▸ SUPPLIED RECORDS:

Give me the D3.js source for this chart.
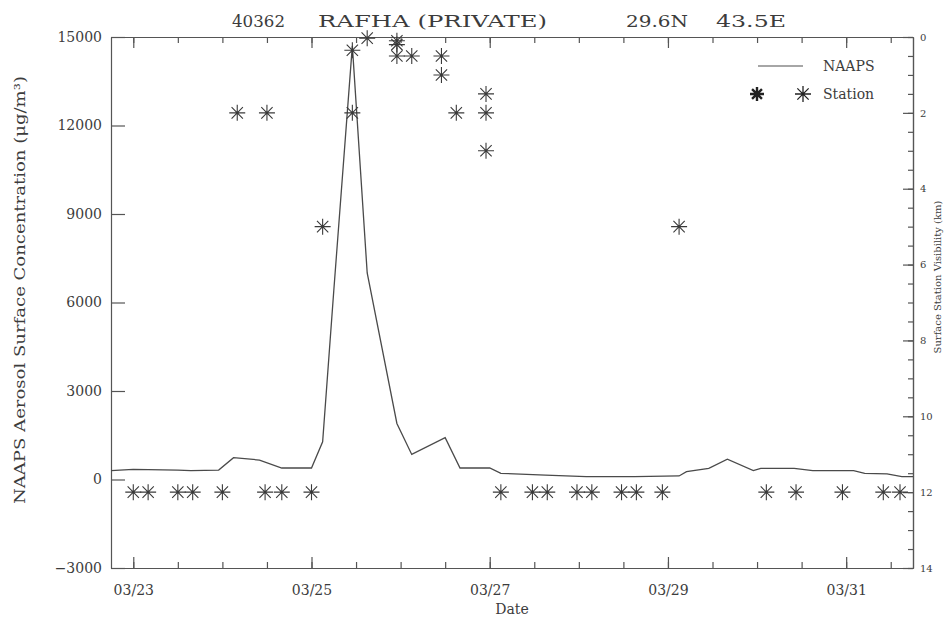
<!DOCTYPE html>
<html>
<head>
<meta charset="utf-8">
<script src="https://cdn.jsdelivr.net/npm/d3@7"></script>
<style>
    body { margin: 0; background: #fff; }
    svg text { font-family: "DejaVu Serif", serif; fill: #3c3c3c; }
    .axis path, .axis line { stroke: #555; stroke-width: 1.2; }
</style>
</head>
<body>
<svg id="chart" width="946" height="622"></svg>
<script>
// NAAPS model concentration (ug/m3), hours after 03/23 00Z
const naapsHours = [-6, 0, 12, 15.5, 23, 27, 34, 40, 48, 51, 54, 59, 63, 71, 75, 84, 88, 96, 99,
    111, 122, 135, 147, 149, 155, 160, 167, 169, 178, 183, 194, 197, 203, 207, 210];
const naapsConc = [300, 345, 320, 300, 320, 740, 660, 390, 390, 1280, 6400, 14700, 7000, 1900, 850, 1420, 390, 390, 210,
    150, 95, 95, 120, 265, 380, 690, 300, 380, 380, 300, 300, 210, 190, 95, 95];

// Station visibility (km), hours after 03/23 00Z
const stationHours = [0, 4, 12, 16, 24, 28, 35.5, 36, 40, 48, 51, 59, 59, 63, 71, 71, 71, 75, 83, 83, 87,
    95, 95, 95, 99, 107.5, 111.5, 119.5, 123.5, 131.5, 135.5, 142.5, 147, 170.5, 178.5, 191, 202, 206.5];
const stationVis = [12, 12, 12, 12, 12, 2, 12, 2, 12, 12, 5, 0.35, 2, 0.03, 0.1, 0.2, 0.5, 0.5, 0.5, 1, 2,
    1.5, 2, 3, 12, 12, 12, 12, 12, 12, 12, 12, 5, 12, 12, 12, 12, 12];

// Axis ticks
const dateTicks = ['2003-03-23', '2003-03-25', '2003-03-27', '2003-03-29', '2003-03-31'];
const concTicks = [-3000, 0, 3000, 6000, 9000, 12000, 15000];
const visTicks = [0, 2, 4, 6, 8, 10, 12, 14];

const titleParts = ['40362', 'RAFHA (PRIVATE)', '29.6N', '43.5E'];

const base = Date.UTC(2003, 2, 23);
const hour = h => new Date(base + h * 3600e3);

const svg = d3.select('#chart');
const margin = {left: 111, right: 913, top: 37, bottom: 568};

const x = d3.scaleUtc().domain([hour(-6), hour(210)]).range([margin.left, margin.right]);
const yConc = d3.scaleLinear().domain([-3000, 15000]).range([margin.bottom, margin.top]);
const yVis = d3.scaleLinear().domain([0, 14]).range([margin.top, margin.bottom]);

const fmt = d3.utcFormat('%m/%d');
const majorDates = dateTicks.map(d => new Date(d + 'T00:00:00Z'));
const minorDates = d3.utcHour.every(12).range(hour(-6), hour(211));

// bottom axis
svg.append('g').attr('class', 'axis')
    .attr('transform', `translate(0,${margin.bottom})`)
    .call(d3.axisBottom(x).tickValues(minorDates).tickSize(-6).tickSizeOuter(0).tickFormat(''));
svg.append('g').attr('class', 'axis')
    .attr('transform', `translate(0,${margin.bottom})`)
    .call(d3.axisBottom(x).tickValues(majorDates).tickSize(-11).tickSizeOuter(0).tickPadding(17).tickFormat(fmt))
    .call(g => g.selectAll('text').style('font-size', '14px').attr('fill', '#3c3c3c'));

// top axis
svg.append('g').attr('class', 'axis')
    .attr('transform', `translate(0,${margin.top})`)
    .call(d3.axisTop(x).tickValues(minorDates).tickSize(-6).tickSizeOuter(0).tickFormat(''));
svg.append('g').attr('class', 'axis')
    .attr('transform', `translate(0,${margin.top})`)
    .call(d3.axisTop(x).tickValues(majorDates).tickSize(-11).tickSizeOuter(0).tickFormat(''));

// left axis
svg.append('g').attr('class', 'axis')
    .attr('transform', `translate(${margin.left},0)`)
    .call(d3.axisLeft(yConc).tickValues(concTicks).tickSize(-14).tickSizeOuter(0).tickPadding(9).tickFormat(d3.format('d')))
    .call(g => g.selectAll('text').style('font-size', '14px').attr('fill', '#3c3c3c'));

// right axis
svg.append('g').attr('class', 'axis')
    .attr('transform', `translate(${margin.right},0)`)
    .call(d3.axisRight(yVis).tickValues(d3.range(0, 14.01, 0.5)).tickSize(-5).tickSizeOuter(0).tickFormat(''));
svg.append('g').attr('class', 'axis')
    .attr('transform', `translate(${margin.right},0)`)
    .call(d3.axisRight(yVis).tickValues(visTicks).tickSize(-10).tickSizeOuter(0).tickPadding(7))
    .call(g => g.selectAll('text').style('font-size', '10px').attr('fill', '#3c3c3c'));

// NAAPS line
const line = d3.line()
    .x((d, i) => x(hour(naapsHours[i])))
    .y(d => yConc(d));
svg.append('path')
    .datum(naapsConc)
    .attr('d', line)
    .attr('fill', 'none')
    .attr('stroke', '#4a4a4a')
    .attr('stroke-width', 1.3);

// asterisk symbol
function asterisk(r) {
    const a = r * Math.SQRT1_2;
    return `M0,${-r}V${r}M${-r},0H${r}M${-a},${-a}L${a},${a}M${-a},${a}L${a},${-a}`;
}

svg.append('g').selectAll('path')
    .data(stationVis)
    .enter().append('path')
    .attr('transform', (d, i) => `translate(${x(hour(stationHours[i]))},${yVis(d)})`)
    .attr('d', asterisk(8))
    .attr('fill', 'none')
    .attr('stroke', '#3a3a3a')
    .attr('stroke-width', 1.1);

// title
const titleX = [232, 318, 626, 716];
const titleW = [53, 229, 62, 70];
svg.append('g').selectAll('text')
    .data(titleParts)
    .enter().append('text')
    .attr('x', (d, i) => titleX[i])
    .attr('y', 27)
    .attr('textLength', (d, i) => titleW[i])
    .attr('lengthAdjust', 'spacingAndGlyphs')
    .style('font-size', '17px')
    .text(d => d);

// axis titles
svg.append('text')
    .attr('x', 512).attr('y', 614)
    .attr('text-anchor', 'middle')
    .style('font-size', '14px')
    .text('Date');

svg.append('text')
    .attr('transform', 'translate(25,290) rotate(-90)')
    .attr('text-anchor', 'middle')
    .attr('textLength', 428)
    .attr('lengthAdjust', 'spacingAndGlyphs')
    .style('font-size', '14px')
    .text('NAAPS Aerosol Surface Concentration (\u03bcg/m\u00b3)');

svg.append('text')
    .attr('transform', 'translate(941,277) rotate(-90)')
    .attr('text-anchor', 'middle')
    .style('font-size', '10px')
    .text('Surface Station Visibility (km)');

// legend
const legend = svg.append('g');
legend.append('line')
    .attr('x1', 758).attr('x2', 803).attr('y1', 66).attr('y2', 66)
    .attr('stroke', '#888').attr('stroke-width', 1.3);
legend.append('text').attr('x', 823).attr('y', 71).style('font-size', '14px').text('NAAPS');
legend.append('path')
    .attr('transform', 'translate(757,94)')
    .attr('d', asterisk(7))
    .attr('fill', 'none').attr('stroke', '#222').attr('stroke-width', 2.4);
legend.append('path')
    .attr('transform', 'translate(803,94)')
    .attr('d', asterisk(8))
    .attr('fill', 'none').attr('stroke', '#222').attr('stroke-width', 1.3);
legend.append('text').attr('x', 823).attr('y', 99).style('font-size', '14px').text('Station');
</script>
</body>
</html>
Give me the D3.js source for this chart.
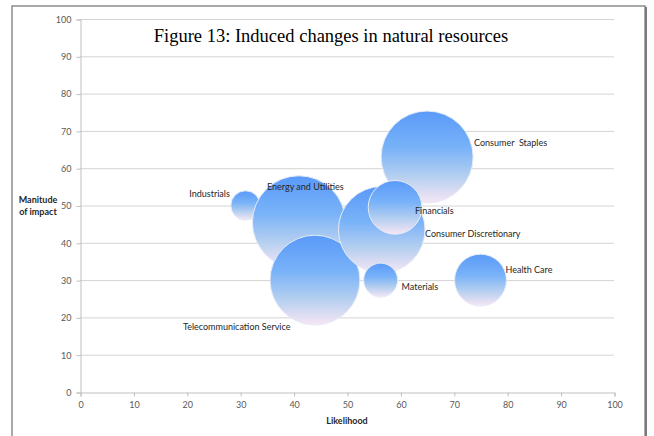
<!DOCTYPE html>
<html>
<head>
<meta charset="utf-8">
<script src="https://cdn.jsdelivr.net/npm/d3@7"></script>
<style>
  html, body { margin: 0; padding: 0; background: #ffffff; }
  svg { display: block; }
</style>
</head>
<body>
<script>
// ---- Data ----
const sectors = ["Industrials", "Energy and Utilities", "Telecommunication Service", "Consumer Discretionary",
                 "Consumer  Staples", "Financials", "Materials", "Health Care"];
const likelihood = [31, 41, 44, 56.5, 65, 59, 56.3, 75];
const impact = [50, 45.5, 30, 43.5, 63, 49.5, 30, 30];
const bubbleSize = [9, 90, 84, 78, 88, 30, 12, 28];
const labelSide = ["left", "above", "below", "right", "right", "right", "right", "right"];
const xTicks = [0, 10, 20, 30, 40, 50, 60, 70, 80, 90, 100];
const yTicks = [0, 10, 20, 30, 40, 50, 60, 70, 80, 90, 100];
const titleText = "Figure 13: Induced changes in natural resources";
const xTitle = "Likelihood";
const yTitleLines = ["Manitude", "of impact"];

const W = 654, H = 436;
const plot = { left: 80, right: 614, top: 19, bottom: 392 };

const svg = d3.select("body").append("svg").attr("width", W).attr("height", H);

const defs = svg.append("defs");
const grad = defs.append("linearGradient").attr("id", "bub").attr("x1", 0).attr("y1", 0).attr("x2", 0).attr("y2", 1);
[[0, "#5A9AF9"], [0.4, "#78B2F8"], [0.72, "#B7D0F0"], [1, "#F7E6F5"]].forEach(([o, c]) =>
  grad.append("stop").attr("offset", o).attr("stop-color", c));

// frame
svg.append("rect").attr("x", 12).attr("y", 6).attr("width", 633).attr("height", 440)
  .attr("fill", "#fff").attr("stroke", "#8c8c8c").attr("stroke-width", 1.5);
svg.append("line").attr("x1", 646).attr("x2", 646).attr("y1", 7).attr("y2", H)
  .attr("stroke", "#7a7a7a").attr("stroke-width", 2);

const x = d3.scaleLinear().domain([0, 100]).range([plot.left, plot.right]);
const y = d3.scaleLinear().domain([0, 100]).range([plot.bottom, plot.top]);
const r = d3.scaleSqrt().domain([0, 90]).range([0, 46.5]);

const font = "Lato, 'Open Sans', sans-serif";

// gridlines
svg.append("g").selectAll("line").data(yTicks.filter(d => d > 0)).join("line")
  .attr("x1", plot.left).attr("x2", plot.right)
  .attr("y1", d => y(d) + 0.5).attr("y2", d => y(d) + 0.5)
  .attr("stroke", "#d4d4d4").attr("stroke-width", 1);

// axes
const yAxis = d3.axisLeft(y).tickValues(yTicks).tickSize(4).tickPadding(5);
const gy = svg.append("g").attr("transform", `translate(${plot.left + 0.5},0.5)`).call(yAxis);
const xAxis = d3.axisBottom(x).tickValues(xTicks).tickSize(4).tickPadding(5);
const gx = svg.append("g").attr("transform", `translate(0.5,${plot.bottom + 0.5})`).call(xAxis);
[gx, gy].forEach(g => {
  g.select(".domain").attr("stroke", "#bfbfbf");
  g.selectAll(".tick line").attr("stroke", "#bfbfbf");
  g.selectAll(".tick text").attr("fill", "#595959").attr("font-family", font).attr("font-size", 9);
});

// bubbles
const data = sectors.map((s, i) => ({ name: s, x: likelihood[i], y: impact[i], size: bubbleSize[i], side: labelSide[i] }));
svg.append("g").selectAll("circle").data(data).join("circle")
  .attr("cx", d => x(d.x)).attr("cy", d => y(d.y)).attr("r", d => r(d.size))
  .attr("fill", "url(#bub)").attr("stroke", "#e6ecf6").attr("stroke-width", 1);

// labels
const lab = svg.append("g").attr("font-family", font).attr("font-size", 9).attr("fill", "#262626");
data.forEach(d => {
  const cx = x(d.x), cy = y(d.y), rr = r(d.size);
  let tx, ty, anchor = "start";
  if (d.side === "right") { tx = cx + rr + 2; ty = cy + 3; }
  else if (d.side === "left") { tx = cx - rr - 1; ty = cy - 9; anchor = "end"; }
  else if (d.side === "above") { tx = cx - 32; ty = cy - rr + 14; }
  else { tx = cx - 132; ty = cy + rr + 5; }
  if (d.name === "Consumer  Staples") { tx = cx + rr + 1; ty = cy - 11; }
  if (d.name === "Financials") { tx = cx + rr - 7; ty = cy + 7; }
  if (d.name === "Consumer Discretionary") { tx = cx + rr + 0; ty = cy + 7; }
  if (d.name === "Materials") { tx = cx + rr + 4; ty = cy + 10; }
  if (d.name === "Health Care") { tx = cx + rr - 1; ty = cy - 7; }
  lab.append("text").attr("x", tx).attr("y", ty).attr("text-anchor", anchor)
    .attr("xml:space", "preserve").style("white-space", "pre").text(d.name);
});

// title
svg.append("text").attr("x", 331).attr("y", 42).attr("text-anchor", "middle")
  .attr("font-family", "'Liberation Serif', 'Times New Roman', serif").attr("font-size", 18.5)
  .attr("fill", "#000").text(titleText);

// axis titles
svg.append("text").attr("x", 347).attr("y", 424).attr("text-anchor", "middle")
  .attr("font-family", font).attr("font-size", 9).attr("font-weight", "bold").attr("fill", "#262626").text(xTitle);
const yt = svg.append("text").attr("text-anchor", "middle")
  .attr("font-family", font).attr("font-size", 9).attr("font-weight", "bold").attr("fill", "#262626");
yTitleLines.forEach((t, i) => yt.append("tspan").attr("x", 38).attr("y", 203 + i * 12).text(t));
</script>
</body>
</html>
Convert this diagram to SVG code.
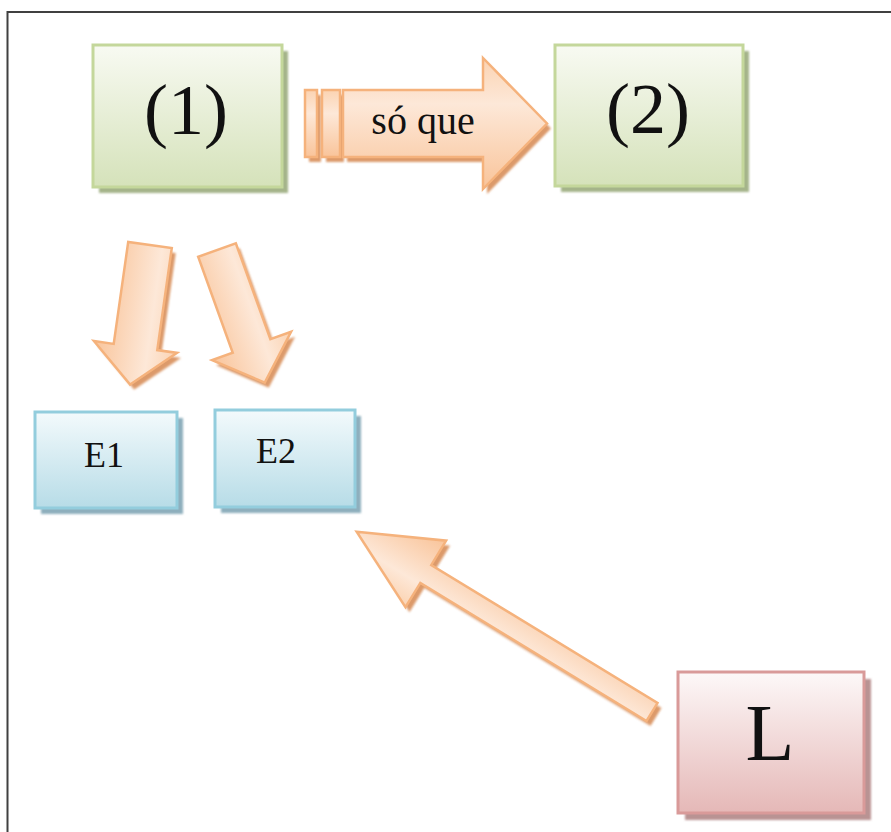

▸ WHAT IS ASKED: In the records above, find each line that holds the word "chart"; copy all such lines.

▸ EXERCISE RESULT:
Give me the D3.js source for this chart.
<svg id="chart" width="946" height="622"></svg>
const svg = d3.select('#chart');
Give me the D3.js source for this chart.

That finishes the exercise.